- _TASK DIRECTIONS_
Skip pictures; extract every line from the one with "What React, TypeScript" through the one with "const xGrid = [0, 0.5, 1, 1.5, 2, 2.5, 3]", exactly as written.
* Begin ITEMS *
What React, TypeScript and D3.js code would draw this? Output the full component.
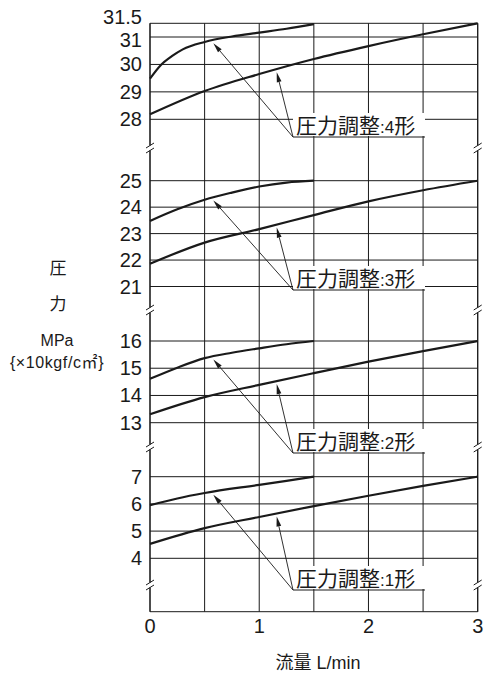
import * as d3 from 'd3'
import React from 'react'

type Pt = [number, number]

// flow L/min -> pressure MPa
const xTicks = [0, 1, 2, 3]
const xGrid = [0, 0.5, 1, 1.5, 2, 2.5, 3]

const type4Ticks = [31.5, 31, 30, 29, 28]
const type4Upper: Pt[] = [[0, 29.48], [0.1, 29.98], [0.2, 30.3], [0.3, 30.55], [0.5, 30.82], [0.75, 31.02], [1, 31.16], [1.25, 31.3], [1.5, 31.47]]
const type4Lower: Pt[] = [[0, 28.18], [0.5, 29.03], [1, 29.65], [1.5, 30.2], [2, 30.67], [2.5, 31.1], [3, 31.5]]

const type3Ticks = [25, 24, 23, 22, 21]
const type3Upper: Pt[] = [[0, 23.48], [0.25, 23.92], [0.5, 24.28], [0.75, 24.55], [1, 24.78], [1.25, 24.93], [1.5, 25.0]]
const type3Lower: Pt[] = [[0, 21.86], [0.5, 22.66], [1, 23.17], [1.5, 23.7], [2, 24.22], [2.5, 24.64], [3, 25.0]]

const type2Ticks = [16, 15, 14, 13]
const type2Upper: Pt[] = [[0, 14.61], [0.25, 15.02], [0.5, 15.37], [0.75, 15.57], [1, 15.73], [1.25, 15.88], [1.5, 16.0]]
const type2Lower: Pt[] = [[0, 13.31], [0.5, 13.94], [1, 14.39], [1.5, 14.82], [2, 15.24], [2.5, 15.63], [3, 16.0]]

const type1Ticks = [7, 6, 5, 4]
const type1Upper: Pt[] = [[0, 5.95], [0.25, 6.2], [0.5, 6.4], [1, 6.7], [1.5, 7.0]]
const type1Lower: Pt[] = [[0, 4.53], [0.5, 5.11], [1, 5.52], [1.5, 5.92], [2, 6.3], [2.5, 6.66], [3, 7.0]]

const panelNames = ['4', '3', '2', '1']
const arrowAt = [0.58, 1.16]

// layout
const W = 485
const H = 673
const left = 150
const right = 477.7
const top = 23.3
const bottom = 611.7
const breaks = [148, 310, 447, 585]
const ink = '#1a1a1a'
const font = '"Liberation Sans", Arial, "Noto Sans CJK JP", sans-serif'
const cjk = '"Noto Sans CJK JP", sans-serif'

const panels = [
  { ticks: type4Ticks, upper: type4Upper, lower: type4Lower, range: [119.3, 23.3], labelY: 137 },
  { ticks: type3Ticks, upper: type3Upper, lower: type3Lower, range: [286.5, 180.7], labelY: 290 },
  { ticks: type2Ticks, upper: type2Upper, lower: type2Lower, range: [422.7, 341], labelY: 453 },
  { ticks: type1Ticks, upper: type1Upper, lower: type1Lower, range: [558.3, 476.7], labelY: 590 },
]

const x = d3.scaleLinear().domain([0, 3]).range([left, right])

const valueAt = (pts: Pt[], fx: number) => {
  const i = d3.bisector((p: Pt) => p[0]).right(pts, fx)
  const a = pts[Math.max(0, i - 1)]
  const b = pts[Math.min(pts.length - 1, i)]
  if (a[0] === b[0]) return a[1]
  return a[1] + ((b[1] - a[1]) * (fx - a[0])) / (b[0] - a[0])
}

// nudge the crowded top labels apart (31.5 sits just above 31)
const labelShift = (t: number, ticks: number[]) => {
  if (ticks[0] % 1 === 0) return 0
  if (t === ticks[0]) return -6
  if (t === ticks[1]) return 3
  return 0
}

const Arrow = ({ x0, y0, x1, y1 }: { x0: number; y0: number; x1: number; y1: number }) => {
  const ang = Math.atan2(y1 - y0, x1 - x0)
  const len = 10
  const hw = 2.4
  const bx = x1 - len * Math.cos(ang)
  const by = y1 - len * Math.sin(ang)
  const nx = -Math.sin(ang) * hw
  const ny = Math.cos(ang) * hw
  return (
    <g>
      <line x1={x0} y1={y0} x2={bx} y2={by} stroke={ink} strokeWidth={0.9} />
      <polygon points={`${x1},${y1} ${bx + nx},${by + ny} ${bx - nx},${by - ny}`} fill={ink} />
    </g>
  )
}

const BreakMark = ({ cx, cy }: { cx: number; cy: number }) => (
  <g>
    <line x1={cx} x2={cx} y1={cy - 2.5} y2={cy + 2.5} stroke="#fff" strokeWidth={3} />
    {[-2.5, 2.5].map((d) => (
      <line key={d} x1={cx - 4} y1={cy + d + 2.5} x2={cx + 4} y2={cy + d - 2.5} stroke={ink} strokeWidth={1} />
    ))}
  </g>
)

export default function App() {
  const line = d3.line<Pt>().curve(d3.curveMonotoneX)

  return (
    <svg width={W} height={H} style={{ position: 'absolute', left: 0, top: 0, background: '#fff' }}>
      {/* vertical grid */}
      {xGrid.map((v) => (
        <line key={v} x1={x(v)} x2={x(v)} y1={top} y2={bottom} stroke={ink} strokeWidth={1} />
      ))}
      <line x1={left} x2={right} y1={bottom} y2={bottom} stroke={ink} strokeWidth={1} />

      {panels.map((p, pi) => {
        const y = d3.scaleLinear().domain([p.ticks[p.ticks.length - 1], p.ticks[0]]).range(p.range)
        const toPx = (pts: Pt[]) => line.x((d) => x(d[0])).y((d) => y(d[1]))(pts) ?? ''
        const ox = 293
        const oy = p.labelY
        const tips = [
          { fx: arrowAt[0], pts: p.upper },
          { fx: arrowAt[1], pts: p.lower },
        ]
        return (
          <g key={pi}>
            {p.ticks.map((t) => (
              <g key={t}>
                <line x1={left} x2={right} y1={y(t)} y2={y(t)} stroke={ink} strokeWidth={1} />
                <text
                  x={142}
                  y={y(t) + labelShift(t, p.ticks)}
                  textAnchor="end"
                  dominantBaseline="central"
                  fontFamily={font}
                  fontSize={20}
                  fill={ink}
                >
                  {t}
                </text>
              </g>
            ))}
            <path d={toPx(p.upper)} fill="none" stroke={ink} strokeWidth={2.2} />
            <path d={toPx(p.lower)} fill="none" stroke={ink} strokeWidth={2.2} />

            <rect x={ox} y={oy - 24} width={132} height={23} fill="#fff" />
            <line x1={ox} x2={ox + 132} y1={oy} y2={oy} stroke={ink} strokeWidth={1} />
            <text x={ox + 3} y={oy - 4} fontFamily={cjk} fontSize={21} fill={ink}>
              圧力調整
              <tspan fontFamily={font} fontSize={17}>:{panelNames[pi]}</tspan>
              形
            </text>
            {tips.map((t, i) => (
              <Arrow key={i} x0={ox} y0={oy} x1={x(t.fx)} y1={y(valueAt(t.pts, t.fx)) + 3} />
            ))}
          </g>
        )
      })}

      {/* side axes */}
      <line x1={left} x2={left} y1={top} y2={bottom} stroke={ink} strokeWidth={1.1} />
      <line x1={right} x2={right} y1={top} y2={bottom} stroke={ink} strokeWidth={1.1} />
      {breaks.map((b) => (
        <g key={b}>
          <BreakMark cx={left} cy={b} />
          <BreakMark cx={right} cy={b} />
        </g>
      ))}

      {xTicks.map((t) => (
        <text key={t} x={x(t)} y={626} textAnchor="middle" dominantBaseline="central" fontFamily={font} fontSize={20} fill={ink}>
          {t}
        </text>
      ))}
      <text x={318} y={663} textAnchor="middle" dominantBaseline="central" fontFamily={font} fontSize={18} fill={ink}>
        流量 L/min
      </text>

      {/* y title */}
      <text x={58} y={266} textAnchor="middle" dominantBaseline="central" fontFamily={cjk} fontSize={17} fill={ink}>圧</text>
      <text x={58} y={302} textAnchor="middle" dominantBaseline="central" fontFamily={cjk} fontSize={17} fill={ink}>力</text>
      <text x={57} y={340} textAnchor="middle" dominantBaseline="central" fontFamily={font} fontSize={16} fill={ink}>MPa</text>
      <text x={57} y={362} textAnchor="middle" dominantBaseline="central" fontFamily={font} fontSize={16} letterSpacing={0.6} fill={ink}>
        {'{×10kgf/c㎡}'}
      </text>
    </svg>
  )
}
* End ITEMS *
* Begin ITEMS *
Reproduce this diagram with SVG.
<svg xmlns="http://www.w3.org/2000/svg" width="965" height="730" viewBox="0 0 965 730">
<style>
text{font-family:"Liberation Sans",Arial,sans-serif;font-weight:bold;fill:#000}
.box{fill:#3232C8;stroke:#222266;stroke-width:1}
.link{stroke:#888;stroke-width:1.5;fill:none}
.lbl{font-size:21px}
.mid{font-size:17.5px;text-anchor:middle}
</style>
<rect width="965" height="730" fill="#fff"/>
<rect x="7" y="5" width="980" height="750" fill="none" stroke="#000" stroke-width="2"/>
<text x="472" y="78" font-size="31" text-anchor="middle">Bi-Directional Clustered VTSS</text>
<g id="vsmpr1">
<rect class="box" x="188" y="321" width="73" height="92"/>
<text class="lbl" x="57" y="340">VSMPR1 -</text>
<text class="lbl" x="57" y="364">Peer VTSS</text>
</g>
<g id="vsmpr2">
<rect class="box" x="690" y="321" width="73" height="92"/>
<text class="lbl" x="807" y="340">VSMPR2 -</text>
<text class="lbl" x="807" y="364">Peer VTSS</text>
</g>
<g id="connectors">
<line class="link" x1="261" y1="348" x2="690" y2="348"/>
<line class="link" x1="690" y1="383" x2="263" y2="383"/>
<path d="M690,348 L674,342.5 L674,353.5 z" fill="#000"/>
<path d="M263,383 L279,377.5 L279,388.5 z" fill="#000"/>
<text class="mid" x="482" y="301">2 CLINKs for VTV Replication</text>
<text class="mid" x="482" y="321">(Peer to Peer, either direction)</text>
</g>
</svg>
* End ITEMS *
* Begin ITEMS *
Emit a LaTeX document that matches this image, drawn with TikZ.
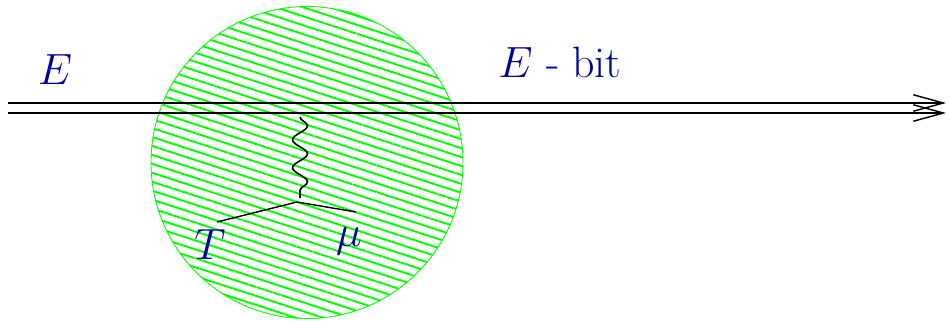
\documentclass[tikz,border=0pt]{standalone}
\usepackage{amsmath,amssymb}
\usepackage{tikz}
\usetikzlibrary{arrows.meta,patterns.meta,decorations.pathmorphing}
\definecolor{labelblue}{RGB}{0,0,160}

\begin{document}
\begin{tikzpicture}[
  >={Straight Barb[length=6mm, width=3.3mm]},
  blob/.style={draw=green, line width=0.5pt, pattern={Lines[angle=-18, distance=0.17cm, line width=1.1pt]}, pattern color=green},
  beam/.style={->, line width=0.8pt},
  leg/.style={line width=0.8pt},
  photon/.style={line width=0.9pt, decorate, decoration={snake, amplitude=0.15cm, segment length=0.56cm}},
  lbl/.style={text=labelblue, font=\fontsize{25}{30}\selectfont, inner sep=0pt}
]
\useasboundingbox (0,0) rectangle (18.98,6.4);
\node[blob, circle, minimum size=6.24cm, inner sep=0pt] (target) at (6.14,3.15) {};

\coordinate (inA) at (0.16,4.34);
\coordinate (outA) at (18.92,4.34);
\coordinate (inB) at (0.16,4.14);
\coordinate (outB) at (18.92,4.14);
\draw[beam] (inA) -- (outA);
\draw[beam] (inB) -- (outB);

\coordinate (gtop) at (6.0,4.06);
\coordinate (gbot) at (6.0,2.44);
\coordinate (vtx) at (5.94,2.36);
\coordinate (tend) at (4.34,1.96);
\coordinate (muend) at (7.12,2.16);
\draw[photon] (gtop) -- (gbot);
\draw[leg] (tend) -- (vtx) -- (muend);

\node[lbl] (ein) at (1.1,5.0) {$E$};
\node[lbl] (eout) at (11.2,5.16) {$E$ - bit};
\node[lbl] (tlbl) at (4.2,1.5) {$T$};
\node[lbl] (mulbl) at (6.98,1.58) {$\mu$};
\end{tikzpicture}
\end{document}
* End ITEMS *
- _EXPECTED OUTPUT_
What React, TypeScript and D3.js code would draw this? Output the full component.
import * as d3 from 'd3'
import React from 'react'

type Pt = [number, number]

// flow L/min -> pressure MPa
const xTicks = [0, 1, 2, 3]
const xGrid = [0, 0.5, 1, 1.5, 2, 2.5, 3]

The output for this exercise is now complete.